Dataset records:
---*---

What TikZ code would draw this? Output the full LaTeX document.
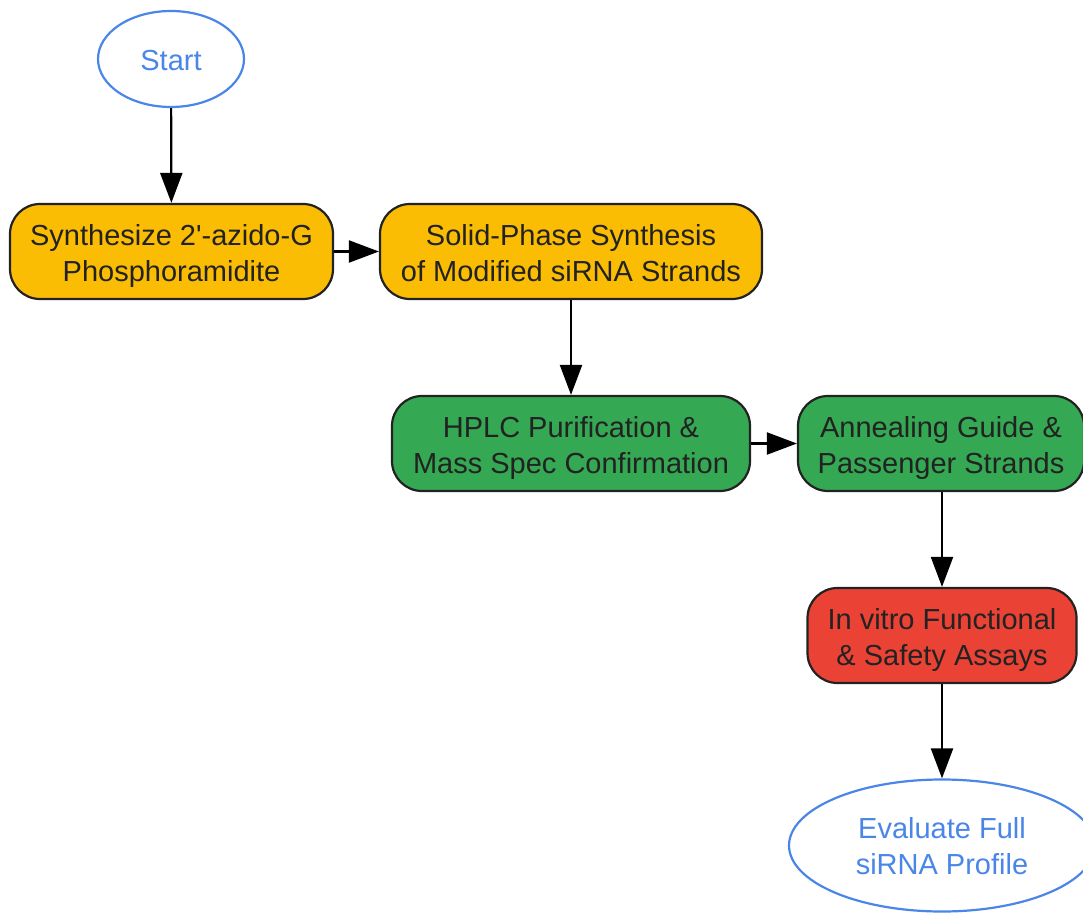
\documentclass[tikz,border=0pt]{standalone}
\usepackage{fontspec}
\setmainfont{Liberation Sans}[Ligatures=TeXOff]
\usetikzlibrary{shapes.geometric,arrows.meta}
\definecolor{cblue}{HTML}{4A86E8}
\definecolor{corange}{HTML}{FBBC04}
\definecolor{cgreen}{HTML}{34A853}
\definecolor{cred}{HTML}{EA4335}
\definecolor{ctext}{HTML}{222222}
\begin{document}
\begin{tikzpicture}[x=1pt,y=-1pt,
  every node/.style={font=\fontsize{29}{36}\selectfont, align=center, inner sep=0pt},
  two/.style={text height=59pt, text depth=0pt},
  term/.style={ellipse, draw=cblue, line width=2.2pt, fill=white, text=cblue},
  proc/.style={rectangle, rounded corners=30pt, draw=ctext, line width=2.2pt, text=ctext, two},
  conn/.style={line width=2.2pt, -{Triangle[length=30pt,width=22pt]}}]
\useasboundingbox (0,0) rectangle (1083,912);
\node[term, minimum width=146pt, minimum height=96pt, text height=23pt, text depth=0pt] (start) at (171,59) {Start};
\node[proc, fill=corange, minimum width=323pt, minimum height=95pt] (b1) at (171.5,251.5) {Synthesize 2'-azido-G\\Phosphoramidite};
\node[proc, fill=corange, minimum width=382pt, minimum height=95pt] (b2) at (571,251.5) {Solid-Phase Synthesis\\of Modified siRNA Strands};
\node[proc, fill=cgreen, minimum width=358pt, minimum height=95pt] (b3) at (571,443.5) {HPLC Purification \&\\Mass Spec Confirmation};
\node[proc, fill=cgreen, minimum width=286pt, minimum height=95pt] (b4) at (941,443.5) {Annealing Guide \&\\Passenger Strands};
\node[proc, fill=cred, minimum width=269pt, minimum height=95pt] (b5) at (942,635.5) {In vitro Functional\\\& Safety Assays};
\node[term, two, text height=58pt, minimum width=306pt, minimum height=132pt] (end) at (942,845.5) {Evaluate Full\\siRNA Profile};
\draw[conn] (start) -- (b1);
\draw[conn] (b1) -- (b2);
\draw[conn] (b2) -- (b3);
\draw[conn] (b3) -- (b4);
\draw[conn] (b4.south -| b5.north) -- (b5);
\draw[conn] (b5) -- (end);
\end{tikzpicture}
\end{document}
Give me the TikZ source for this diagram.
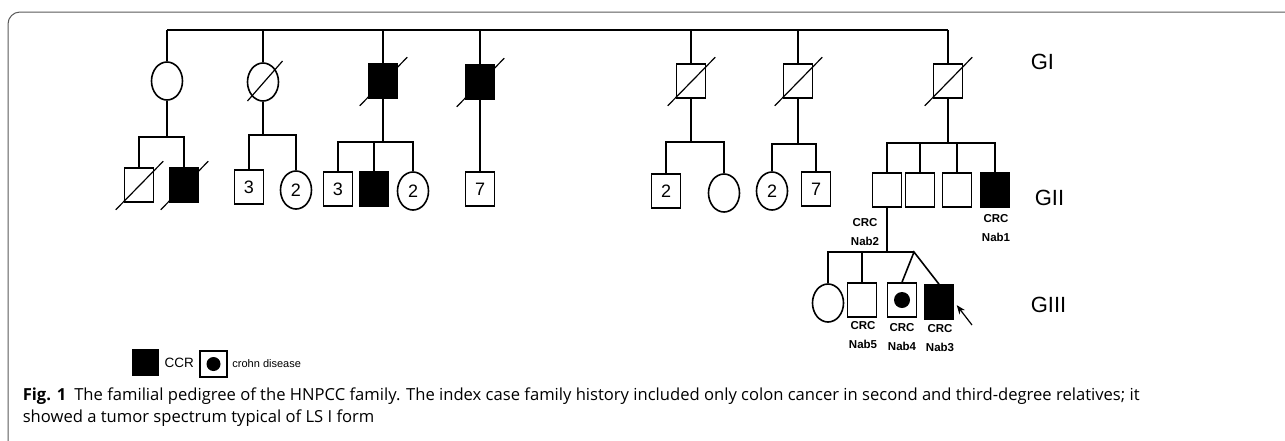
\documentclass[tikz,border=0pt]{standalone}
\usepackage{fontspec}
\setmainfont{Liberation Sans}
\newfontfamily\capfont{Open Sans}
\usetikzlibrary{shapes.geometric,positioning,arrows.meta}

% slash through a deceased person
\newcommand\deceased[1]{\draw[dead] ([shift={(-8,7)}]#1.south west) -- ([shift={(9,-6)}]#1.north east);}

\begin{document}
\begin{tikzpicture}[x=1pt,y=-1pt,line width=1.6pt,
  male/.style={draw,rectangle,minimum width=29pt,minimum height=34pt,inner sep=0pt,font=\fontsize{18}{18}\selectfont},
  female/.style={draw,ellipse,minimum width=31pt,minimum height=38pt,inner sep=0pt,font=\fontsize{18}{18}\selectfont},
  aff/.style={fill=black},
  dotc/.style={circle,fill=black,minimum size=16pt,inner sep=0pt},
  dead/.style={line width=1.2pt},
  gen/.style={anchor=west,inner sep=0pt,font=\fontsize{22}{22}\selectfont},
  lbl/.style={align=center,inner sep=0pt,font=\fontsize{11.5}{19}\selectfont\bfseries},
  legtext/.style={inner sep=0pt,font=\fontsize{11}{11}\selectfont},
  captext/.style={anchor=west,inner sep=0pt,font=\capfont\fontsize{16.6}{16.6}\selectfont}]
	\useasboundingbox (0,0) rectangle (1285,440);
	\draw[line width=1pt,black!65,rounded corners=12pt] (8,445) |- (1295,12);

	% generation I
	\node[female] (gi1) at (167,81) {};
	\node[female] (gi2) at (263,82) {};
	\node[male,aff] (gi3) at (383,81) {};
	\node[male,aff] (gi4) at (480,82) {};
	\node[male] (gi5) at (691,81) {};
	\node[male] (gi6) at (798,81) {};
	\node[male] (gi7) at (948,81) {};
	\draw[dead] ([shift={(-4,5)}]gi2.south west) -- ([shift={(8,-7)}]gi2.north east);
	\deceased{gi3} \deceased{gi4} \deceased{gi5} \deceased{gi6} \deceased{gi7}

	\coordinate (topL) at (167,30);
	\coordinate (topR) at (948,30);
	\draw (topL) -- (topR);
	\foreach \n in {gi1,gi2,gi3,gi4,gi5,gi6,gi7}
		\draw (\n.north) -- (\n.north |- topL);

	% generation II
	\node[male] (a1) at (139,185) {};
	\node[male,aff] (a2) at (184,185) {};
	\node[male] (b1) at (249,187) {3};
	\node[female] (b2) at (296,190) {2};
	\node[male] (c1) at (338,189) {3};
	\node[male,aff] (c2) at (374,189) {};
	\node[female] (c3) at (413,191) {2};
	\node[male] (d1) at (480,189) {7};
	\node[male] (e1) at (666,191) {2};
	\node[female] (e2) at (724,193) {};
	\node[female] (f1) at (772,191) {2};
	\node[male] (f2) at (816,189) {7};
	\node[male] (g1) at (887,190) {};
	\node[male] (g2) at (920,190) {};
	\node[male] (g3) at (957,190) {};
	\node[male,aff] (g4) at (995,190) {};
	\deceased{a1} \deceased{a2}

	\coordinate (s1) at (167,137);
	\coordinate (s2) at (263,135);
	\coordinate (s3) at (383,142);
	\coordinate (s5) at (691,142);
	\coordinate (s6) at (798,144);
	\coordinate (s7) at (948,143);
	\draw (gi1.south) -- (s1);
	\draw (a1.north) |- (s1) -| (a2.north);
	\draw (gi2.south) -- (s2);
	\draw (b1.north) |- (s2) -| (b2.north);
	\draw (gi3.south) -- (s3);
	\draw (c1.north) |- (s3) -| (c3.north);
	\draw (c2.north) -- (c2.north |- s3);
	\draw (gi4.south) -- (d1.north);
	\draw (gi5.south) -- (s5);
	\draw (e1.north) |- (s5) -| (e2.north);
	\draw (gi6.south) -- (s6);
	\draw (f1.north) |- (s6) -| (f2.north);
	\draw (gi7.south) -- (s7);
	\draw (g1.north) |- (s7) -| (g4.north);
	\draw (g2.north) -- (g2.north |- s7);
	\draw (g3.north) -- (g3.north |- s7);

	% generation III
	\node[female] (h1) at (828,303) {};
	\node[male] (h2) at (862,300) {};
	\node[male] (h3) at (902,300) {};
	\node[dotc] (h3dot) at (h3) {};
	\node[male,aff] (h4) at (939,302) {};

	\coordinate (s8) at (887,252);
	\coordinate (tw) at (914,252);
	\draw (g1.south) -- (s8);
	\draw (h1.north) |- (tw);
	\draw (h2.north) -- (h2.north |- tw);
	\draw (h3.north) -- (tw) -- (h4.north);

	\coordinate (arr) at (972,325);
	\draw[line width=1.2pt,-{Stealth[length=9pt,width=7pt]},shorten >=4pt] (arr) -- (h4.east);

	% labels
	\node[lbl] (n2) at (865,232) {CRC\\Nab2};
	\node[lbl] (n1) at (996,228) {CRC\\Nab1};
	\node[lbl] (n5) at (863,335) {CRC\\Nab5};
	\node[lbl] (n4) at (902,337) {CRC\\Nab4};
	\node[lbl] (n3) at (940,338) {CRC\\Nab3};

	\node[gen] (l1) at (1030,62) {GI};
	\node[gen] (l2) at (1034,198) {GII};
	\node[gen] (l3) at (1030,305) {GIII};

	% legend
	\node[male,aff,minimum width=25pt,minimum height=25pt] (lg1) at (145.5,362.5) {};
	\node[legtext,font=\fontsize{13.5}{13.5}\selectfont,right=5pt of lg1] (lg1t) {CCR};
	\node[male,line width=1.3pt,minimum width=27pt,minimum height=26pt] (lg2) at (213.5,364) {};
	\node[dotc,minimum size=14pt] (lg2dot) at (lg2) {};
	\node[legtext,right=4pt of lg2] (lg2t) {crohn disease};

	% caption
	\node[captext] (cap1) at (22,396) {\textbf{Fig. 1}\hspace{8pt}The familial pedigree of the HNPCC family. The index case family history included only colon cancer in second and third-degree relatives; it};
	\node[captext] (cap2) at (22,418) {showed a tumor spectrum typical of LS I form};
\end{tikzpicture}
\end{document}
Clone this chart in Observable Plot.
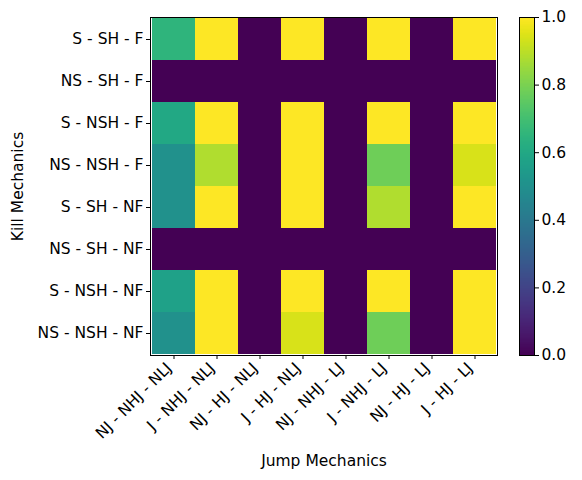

---*---

**REQUIRED TASK**
Retype the lines above exactly as they appear, from the line containing "Give me the TikZ source for this diagram." through the line containing "(8,445) |- (1295,12);", and leave out any pictures.

**CORRECT OUTPUT**
Give me the TikZ source for this diagram.
\documentclass[tikz,border=0pt]{standalone}
\usepackage{fontspec}
\setmainfont{Liberation Sans}
\newfontfamily\capfont{Open Sans}
\usetikzlibrary{shapes.geometric,positioning,arrows.meta}

% slash through a deceased person
\newcommand\deceased[1]{\draw[dead] ([shift={(-8,7)}]#1.south west) -- ([shift={(9,-6)}]#1.north east);}

\begin{document}
\begin{tikzpicture}[x=1pt,y=-1pt,line width=1.6pt,
  male/.style={draw,rectangle,minimum width=29pt,minimum height=34pt,inner sep=0pt,font=\fontsize{18}{18}\selectfont},
  female/.style={draw,ellipse,minimum width=31pt,minimum height=38pt,inner sep=0pt,font=\fontsize{18}{18}\selectfont},
  aff/.style={fill=black},
  dotc/.style={circle,fill=black,minimum size=16pt,inner sep=0pt},
  dead/.style={line width=1.2pt},
  gen/.style={anchor=west,inner sep=0pt,font=\fontsize{22}{22}\selectfont},
  lbl/.style={align=center,inner sep=0pt,font=\fontsize{11.5}{19}\selectfont\bfseries},
  legtext/.style={inner sep=0pt,font=\fontsize{11}{11}\selectfont},
  captext/.style={anchor=west,inner sep=0pt,font=\capfont\fontsize{16.6}{16.6}\selectfont}]
	\useasboundingbox (0,0) rectangle (1285,440);
	\draw[line width=1pt,black!65,rounded corners=12pt] (8,445) |- (1295,12);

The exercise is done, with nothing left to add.